Supplied material:
*****

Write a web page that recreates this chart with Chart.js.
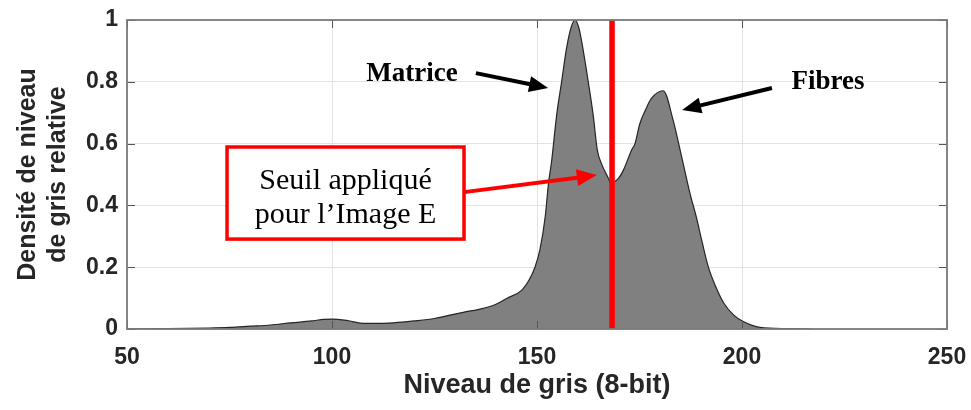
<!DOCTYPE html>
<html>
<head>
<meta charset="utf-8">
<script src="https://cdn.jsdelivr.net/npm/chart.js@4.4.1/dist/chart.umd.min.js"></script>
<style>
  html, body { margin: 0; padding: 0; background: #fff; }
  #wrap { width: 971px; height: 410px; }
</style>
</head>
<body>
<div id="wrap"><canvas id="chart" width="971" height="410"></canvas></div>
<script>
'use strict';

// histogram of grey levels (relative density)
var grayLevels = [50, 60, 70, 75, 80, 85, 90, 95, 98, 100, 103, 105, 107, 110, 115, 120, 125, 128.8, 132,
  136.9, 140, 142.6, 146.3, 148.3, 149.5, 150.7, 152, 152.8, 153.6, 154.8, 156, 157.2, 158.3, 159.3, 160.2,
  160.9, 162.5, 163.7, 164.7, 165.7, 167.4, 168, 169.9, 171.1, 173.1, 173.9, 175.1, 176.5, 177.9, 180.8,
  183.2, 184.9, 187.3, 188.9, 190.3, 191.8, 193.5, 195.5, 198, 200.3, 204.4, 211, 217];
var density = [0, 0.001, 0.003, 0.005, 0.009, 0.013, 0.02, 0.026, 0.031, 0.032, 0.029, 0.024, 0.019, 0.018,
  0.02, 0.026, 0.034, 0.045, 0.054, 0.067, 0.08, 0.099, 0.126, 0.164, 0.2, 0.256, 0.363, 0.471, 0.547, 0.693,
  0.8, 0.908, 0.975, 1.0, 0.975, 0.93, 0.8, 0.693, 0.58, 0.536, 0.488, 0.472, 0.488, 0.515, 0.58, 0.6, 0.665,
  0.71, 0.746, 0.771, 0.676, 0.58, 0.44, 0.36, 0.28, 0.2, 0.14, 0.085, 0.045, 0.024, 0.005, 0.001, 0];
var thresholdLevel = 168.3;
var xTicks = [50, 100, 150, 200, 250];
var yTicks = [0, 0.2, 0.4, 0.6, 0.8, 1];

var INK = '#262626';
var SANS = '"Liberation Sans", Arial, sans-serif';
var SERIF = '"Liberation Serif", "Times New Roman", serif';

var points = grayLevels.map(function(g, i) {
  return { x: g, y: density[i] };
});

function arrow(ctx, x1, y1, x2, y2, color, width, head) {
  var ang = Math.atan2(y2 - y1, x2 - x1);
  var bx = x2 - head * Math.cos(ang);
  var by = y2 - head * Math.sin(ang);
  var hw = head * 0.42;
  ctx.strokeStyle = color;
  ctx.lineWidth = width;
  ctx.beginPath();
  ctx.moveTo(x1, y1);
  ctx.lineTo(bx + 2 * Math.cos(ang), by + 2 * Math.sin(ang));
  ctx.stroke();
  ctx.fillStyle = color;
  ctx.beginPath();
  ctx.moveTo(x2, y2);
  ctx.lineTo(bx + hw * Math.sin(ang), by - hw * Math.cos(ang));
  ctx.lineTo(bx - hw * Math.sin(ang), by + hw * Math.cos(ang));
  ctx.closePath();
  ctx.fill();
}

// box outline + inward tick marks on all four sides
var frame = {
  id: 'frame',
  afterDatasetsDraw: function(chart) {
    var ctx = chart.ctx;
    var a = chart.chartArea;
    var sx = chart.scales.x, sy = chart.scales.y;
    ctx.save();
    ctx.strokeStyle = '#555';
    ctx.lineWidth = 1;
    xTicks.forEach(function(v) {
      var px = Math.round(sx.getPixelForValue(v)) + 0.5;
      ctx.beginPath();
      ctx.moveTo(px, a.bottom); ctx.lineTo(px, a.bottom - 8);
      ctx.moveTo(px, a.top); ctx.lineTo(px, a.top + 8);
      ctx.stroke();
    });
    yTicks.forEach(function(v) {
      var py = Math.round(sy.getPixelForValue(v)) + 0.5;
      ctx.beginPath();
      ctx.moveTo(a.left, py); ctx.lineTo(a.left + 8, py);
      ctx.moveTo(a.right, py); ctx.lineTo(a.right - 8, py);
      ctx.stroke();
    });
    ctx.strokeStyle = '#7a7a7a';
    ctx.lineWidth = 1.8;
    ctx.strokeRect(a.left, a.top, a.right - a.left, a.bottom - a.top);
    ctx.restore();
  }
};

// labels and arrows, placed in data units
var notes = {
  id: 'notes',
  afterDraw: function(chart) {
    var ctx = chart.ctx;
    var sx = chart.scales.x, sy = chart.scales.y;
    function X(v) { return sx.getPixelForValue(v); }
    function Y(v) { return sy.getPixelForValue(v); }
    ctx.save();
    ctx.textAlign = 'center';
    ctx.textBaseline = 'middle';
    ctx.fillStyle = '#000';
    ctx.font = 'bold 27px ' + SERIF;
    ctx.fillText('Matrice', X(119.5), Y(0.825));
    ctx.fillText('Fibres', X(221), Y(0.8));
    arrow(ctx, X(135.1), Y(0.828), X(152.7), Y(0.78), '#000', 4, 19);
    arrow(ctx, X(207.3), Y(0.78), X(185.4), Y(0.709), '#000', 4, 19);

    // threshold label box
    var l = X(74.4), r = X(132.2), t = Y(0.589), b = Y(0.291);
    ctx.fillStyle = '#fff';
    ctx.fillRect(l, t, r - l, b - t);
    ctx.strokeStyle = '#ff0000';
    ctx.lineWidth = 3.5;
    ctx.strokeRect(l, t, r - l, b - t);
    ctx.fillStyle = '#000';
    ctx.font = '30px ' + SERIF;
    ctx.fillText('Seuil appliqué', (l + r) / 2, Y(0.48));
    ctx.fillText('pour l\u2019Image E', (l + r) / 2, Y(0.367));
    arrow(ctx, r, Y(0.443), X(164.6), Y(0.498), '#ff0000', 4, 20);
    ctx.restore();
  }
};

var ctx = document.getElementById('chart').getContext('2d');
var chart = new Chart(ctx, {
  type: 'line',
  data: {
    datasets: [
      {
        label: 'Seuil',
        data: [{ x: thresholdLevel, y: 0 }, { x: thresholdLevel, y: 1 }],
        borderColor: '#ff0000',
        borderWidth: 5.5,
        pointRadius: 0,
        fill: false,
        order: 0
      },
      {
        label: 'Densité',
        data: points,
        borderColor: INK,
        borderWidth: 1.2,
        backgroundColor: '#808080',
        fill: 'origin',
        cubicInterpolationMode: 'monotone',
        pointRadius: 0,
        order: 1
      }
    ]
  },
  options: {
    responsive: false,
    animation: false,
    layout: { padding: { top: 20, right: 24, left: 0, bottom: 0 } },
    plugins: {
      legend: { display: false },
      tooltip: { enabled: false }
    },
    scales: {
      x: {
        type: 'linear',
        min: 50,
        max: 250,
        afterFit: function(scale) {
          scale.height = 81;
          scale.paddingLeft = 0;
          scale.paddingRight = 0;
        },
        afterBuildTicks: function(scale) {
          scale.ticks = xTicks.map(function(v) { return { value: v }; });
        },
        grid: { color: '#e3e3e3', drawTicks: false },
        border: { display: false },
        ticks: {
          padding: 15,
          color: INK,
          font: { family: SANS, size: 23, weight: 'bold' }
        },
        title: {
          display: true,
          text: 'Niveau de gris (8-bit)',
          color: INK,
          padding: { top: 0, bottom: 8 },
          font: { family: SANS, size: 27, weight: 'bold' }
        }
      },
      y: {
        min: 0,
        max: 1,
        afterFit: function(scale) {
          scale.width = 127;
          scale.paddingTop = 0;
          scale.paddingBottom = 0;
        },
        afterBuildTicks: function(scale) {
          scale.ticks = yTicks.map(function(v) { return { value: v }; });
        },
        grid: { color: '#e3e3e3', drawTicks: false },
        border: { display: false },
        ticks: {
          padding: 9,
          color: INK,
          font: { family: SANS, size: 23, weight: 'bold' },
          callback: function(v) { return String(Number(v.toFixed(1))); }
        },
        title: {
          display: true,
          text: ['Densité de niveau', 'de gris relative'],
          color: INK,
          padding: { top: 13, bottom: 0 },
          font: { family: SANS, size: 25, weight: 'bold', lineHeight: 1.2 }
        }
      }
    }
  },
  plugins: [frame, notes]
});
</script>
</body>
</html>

*****

Task to carry out: Report the number of lines above that contain the word "chart", and only that number.

Task output: 12